With my season of work on the trails is winding up and snow accumulating on the peaks, skiing and the winter ahead is increasingly on my mind.
It’s been quiet summer at Red Mountain Resort. Construction activity on the partially built Josie hotel was conspicuously dormant through the entire 2016 summer construction season, though periodic press releases assure us that everything is proceeding to plan. In marked contrast to the impressive amount achieved the previous summer, there seemed only a minimal amount of clean-up of and improvements to the ski runs, and only a token amount of belated brushing of the ski terrain. The only significant investments seem to have been unavoidable repairs and upgrades to the aging lift infrastructure, and rumors rife in the community speculate that Red’s major investors have turned off the money supply. Despite their challenges, Red have spun their precarious financial situation into the basis for a brazenly hypocritical but remarkably successful crowd funding campaign, “Fight the Man, Own the Mountain”. Offering such a transparently poor deal that I have trouble conceiving why anyone could think otherwise, it’s nevertheless generated an incredible amount of free publicity and over $4.6 million in reservations at last count. In a time where Trump could be President, I guess anything is possible.
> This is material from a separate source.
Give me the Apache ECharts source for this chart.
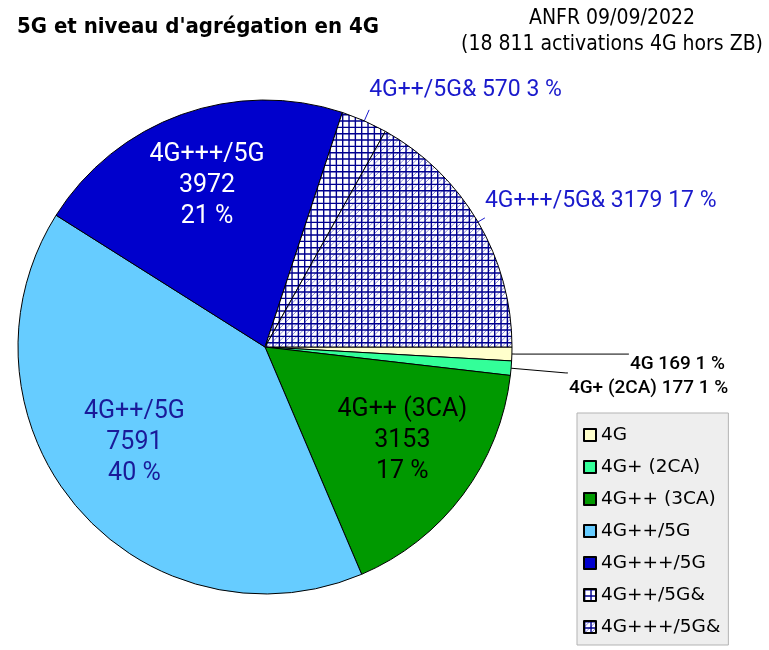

After abandoning my own plans to develop a commercial backcountry skiing lodge as un-viable, but still highly motivated to somehow provide accessible and affordable backcountry lodging, I’ve been mulling over what to do next. Now, along with a couple of co-conspirators, I’m in the process of setting up a new non-profit society to plan, fund-raise, construct and operate basic backcountry skiing huts in the region. We’ll be releasing details soon.
I just read that the long dispute over the status of the Glacier Park Lodge has been resolved, and that Canada Parks will now be demolishing the building and redeveloping the site. It was a creepy dive of a motel, but I do have fond memories from back before Roger’s Pass became the busy ski-touring Mecca that it is. My dirt-bag ski-bum friends and I would have the Pass to ourselves, pestering the highway maintenance staff for forecasts, bivying in the heated bathrooms of the Visitor’s Centre, drinking beers with soldiers at the artillery base, poaching the hot-tub at the hotel, and with the highway closed for blasting – trenching the deepest of powder lines through the trees.
It’s snowing wet flakes outside my window right now, with a 40cm base building on top of Granite it won’t be long before we’re sliding on snow.